Cleaning tasks and workloads are seasonal in nature in that certain tasks are performed with more frequency at particular times of the year.
In addition to minding the natural increase of ice melt residue and sand used to prevent slip-and-fall incidents in wintertime, custodial professionals have the added burden of cleaning up after holiday parties and addressing numerous other things related to such festivities.
What has become known as the “holiday season” is the period of several weeks encompassing Thanksgiving, Christmas, Hanukkah, Kwanza and the New Year — and Festivus, the holiday for the rest of us, which gained popularity thanks to the now infamous Seinfeld episode, “The Strike.”
Often, educational facilities, office buildings and various other commercial locations will decorate their indoor spaces with figurines, nativity scenes, Christmas trees — or Festivus poles — and other celebratory decorum.
But, these decorations create additional workloads because custodial professionals — remember, we stewards of public health never take a break — need to clean around them and use special techniques to avoid damage to scenery and surfaces.
Things such as garland and tinsel on Christmas trees and glitter on wreaths require extra attention from cleaning and maintenance staffs when the accoutrement find their way onto floors and carpets before being tracked throughout a facility.
Anyone who has ever encountered a molting Thanksgiving turkey decoration or an ornate menorah that is shedding its glitter knows how frustrating a few faux feathers or speckles of shiny metallic squares can be on an otherwise clean surface.
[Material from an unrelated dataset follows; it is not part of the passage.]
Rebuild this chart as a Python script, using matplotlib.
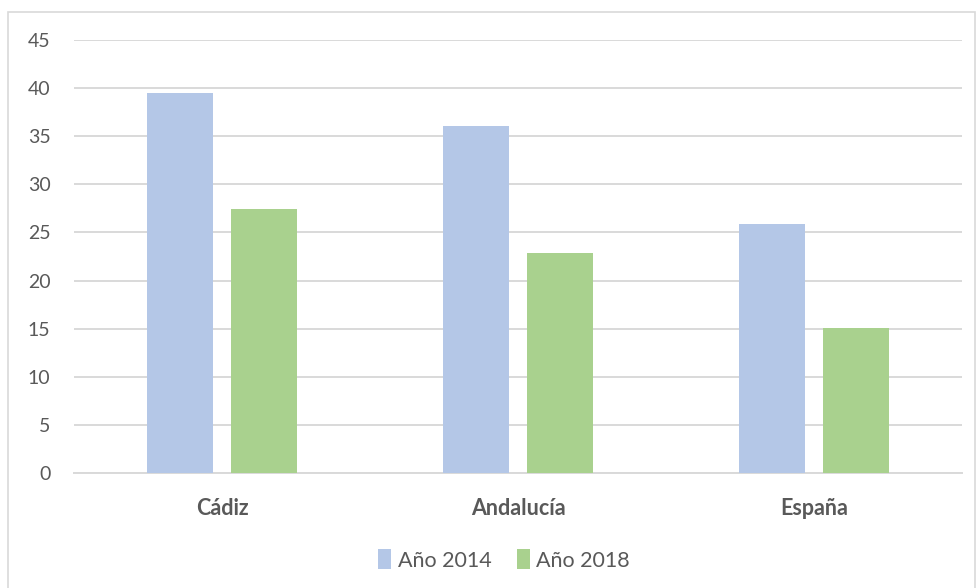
import matplotlib.pyplot as plt
from matplotlib.patches import Rectangle
import numpy as np

categorias = ['Cádiz', 'Andalucía', 'España']
anio_2014 = [39.5, 36.1, 25.9]
anio_2018 = [27.4, 22.9, 15.1]
series = ['Año 2014', 'Año 2018']
yticks = [0, 5, 10, 15, 20, 25, 30, 35, 40, 45]

plt.rcParams['font.family'] = ['Lato', 'DejaVu Sans']

fig = plt.figure(figsize=(9.77, 5.88), dpi=100)
ax = fig.add_axes([74 / 977, 1 - 473 / 588, (962 - 74) / 977, (473 - 40) / 588])

# marco gris del gráfico
fig.patches.append(Rectangle((8 / 977, -0.01), 967 / 977, 1 - 12 / 588 + 0.01,
                             transform=fig.transFigure, fill=False,
                             edgecolor='#D9D9D9', linewidth=1.2))

x = np.arange(len(categorias))
w = 0.22
off = 0.142
ax.bar(x - off, anio_2014, w, color='#B4C7E7', label=series[0], zorder=3)
ax.bar(x + off, anio_2018, w, color='#A9D18E', label=series[1], zorder=3)

ax.set_xlim(-0.5, 2.5)
ax.set_ylim(0, 45)
ax.set_yticks(yticks)
ax.set_xticks(x)
ax.set_xticklabels(categorias, fontsize=15.5, fontweight='bold', color='#595959')
ax.tick_params(axis='y', length=0, labelsize=14, labelcolor='#595959', pad=17)
ax.tick_params(axis='x', length=0, pad=18)
ax.grid(axis='y', color='#D9D9D9', linewidth=1.4, zorder=0)
for s in ['top', 'right', 'left']:
    ax.spines[s].set_visible(False)
ax.spines['bottom'].set_color('#D9D9D9')
ax.spines['bottom'].set_linewidth(1.4)

fig.legend(loc='center', bbox_to_anchor=(0.516, 1 - 560 / 588), ncol=2, frameon=False,
           fontsize=15.5, handlelength=0.6, handleheight=1.0, handletextpad=0.3,
           columnspacing=1.2, labelcolor='#595959')

fig.savefig('out.png', dpi=100)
Not Everything That Glimmers Is Gold
Besides spending extra time to remove these additional soils, custodial professionals are commissioned to clean up after celebrations.
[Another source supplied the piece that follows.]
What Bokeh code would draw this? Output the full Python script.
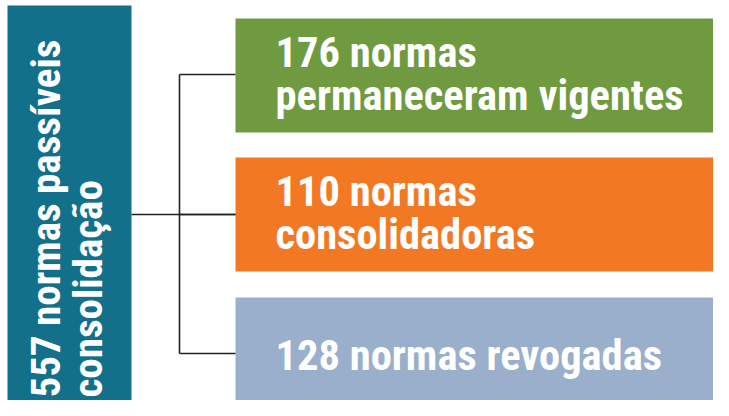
from bokeh.plotting import figure
from bokeh.models import Range1d, ColumnDataSource
from bokeh.core.properties import value
from bokeh.embed import file_html
from bokeh.resources import INLINE
import math

# ---- data ----
total = 557
total_lines = [f"{total} normas passíveis", "consolidação"]
counts = [176, 110, 128]
line1 = [f"{counts[0]} normas", f"{counts[1]} normas", f"{counts[2]} normas revogadas"]
line2 = ["permaneceram vigentes", "consolidadoras", ""]
box_colors = ["#6F9A3F", "#F37823", "#99AFCB"]
main_color = "#13708A"

# ---- layout (reference pixel space) ----
FONT = "Roboto Condensed"
FS = "42.5px"
FS_MAIN = "41px"
BASE_SHIFT = 15  # correction for rendered baseline position
box_left, box_right = 235, 760
box_tops = [18, 157, 297]
box_h = 114
main_l, main_r, main_t, main_b = 7, 131, 5, 430
trunk_x = 179
mid_y = 214

p = figure(width=713, height=400, output_backend="svg", toolbar_location=None,
           x_range=Range1d(0, 713), y_range=Range1d(400, 0), min_border=0)
p.axis.visible = False
p.grid.visible = False
p.outline_line_color = None
p.background_fill_color = "white"
p.border_fill_color = "white"

# main box
p.quad(left=[main_l], right=[main_r], top=[main_t], bottom=[main_b],
       fill_color=main_color, line_color=None)

# category boxes
tops = box_tops
bottoms = [t + box_h for t in tops]
src = ColumnDataSource(dict(left=[box_left] * 3, right=[box_right] * 3, top=tops,
                            bottom=bottoms, color=box_colors))
p.quad(left="left", right="right", top="top", bottom="bottom",
       fill_color="color", line_color=None, source=src)

# connectors
centers = [74, 214, 353]
xs = [[main_r, box_left], [trunk_x, trunk_x]] + [[trunk_x, box_left] for _ in centers]
ys = [[mid_y, mid_y], [centers[0], centers[-1]]] + [[c, c] for c in centers]
p.multi_line(xs=xs, ys=ys, line_color="#222222", line_width=1.6)

# box texts
tx, ty = [], []
for i, t in enumerate(tops):
    if line2[i]:
        tx += [275, 275]
        ty += [t + 49 - BASE_SHIFT, t + 92 - BASE_SHIFT]
    else:
        tx += [275]
        ty += [t + 73 - BASE_SHIFT]
texts = []
for a, b in zip(line1, line2):
    texts.append(a)
    if b:
        texts.append(b)
p.text(x=tx, y=ty, text=texts, text_color="white", text_font=value(FONT),
       text_font_style="bold", text_font_size=FS, text_baseline="alphabetic",
       text_align="left")

# rotated main text
p.text(x=[62 - BASE_SHIFT - 2, 104 - BASE_SHIFT - 2], y=[397, 397], text=total_lines,
       angle=math.pi / 2, text_color="white", text_font=value(FONT),
       text_font_style="bold", text_font_size=FS_MAIN, text_baseline="alphabetic",
       text_align="left")

open("out.html", "w").write(file_html(p, INLINE))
Removing food and drink spills from carpeting and hard surface floors is part of the day-to-day cleaning routine, but the holiday season increases the prevalence of such incidents.
Plus, with staffs shrinking due to attrition and layoffs, already overzealous cleaning loads become more difficult to keep up with when unforeseen situations arise.
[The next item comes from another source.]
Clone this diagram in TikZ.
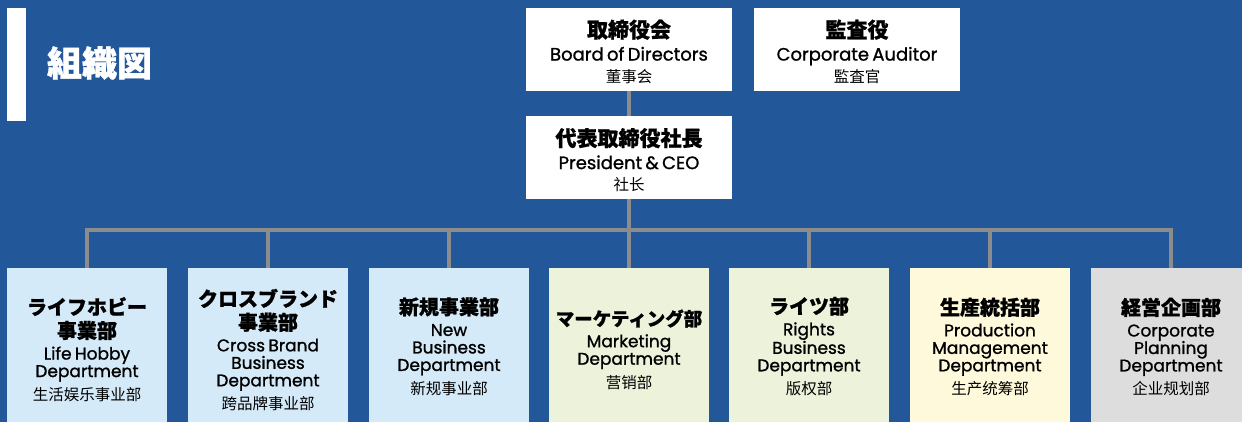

Throwing another wrench into the plan, the holiday season is often a time when project cleaning tasks are performed.
Because some individuals take extended periods off from work to spend with friends and family and many educational facilities close for weeks on end, things such as stripping and refinishing hard surface floors and cleaning carpets via hot water extraction are performed in this short window of time.
With the decreased number of building occupants — even the complete vacancy of a building in some situations — project cleaning tasks are more easily performed, as there are fewer folks to work around.
But, when you compile all of the necessary cleaning and maintenance tasks of the holiday season — general workloads, the constant cleaning of decorations and project tasks — the most wonderful time of the year can be rather strenuous to the often overlooked and largely unsung heroes of commercial built environments.
What Say You?
Does the above rant ring true for you and your coworkers or is my viewpoint too far removed from reality?
What are some of the unique things that need to be addressed in your facilities during the holiday season?
Are decorations allowed in your buildings or has the political correctness movement squashed any semblance of celebration?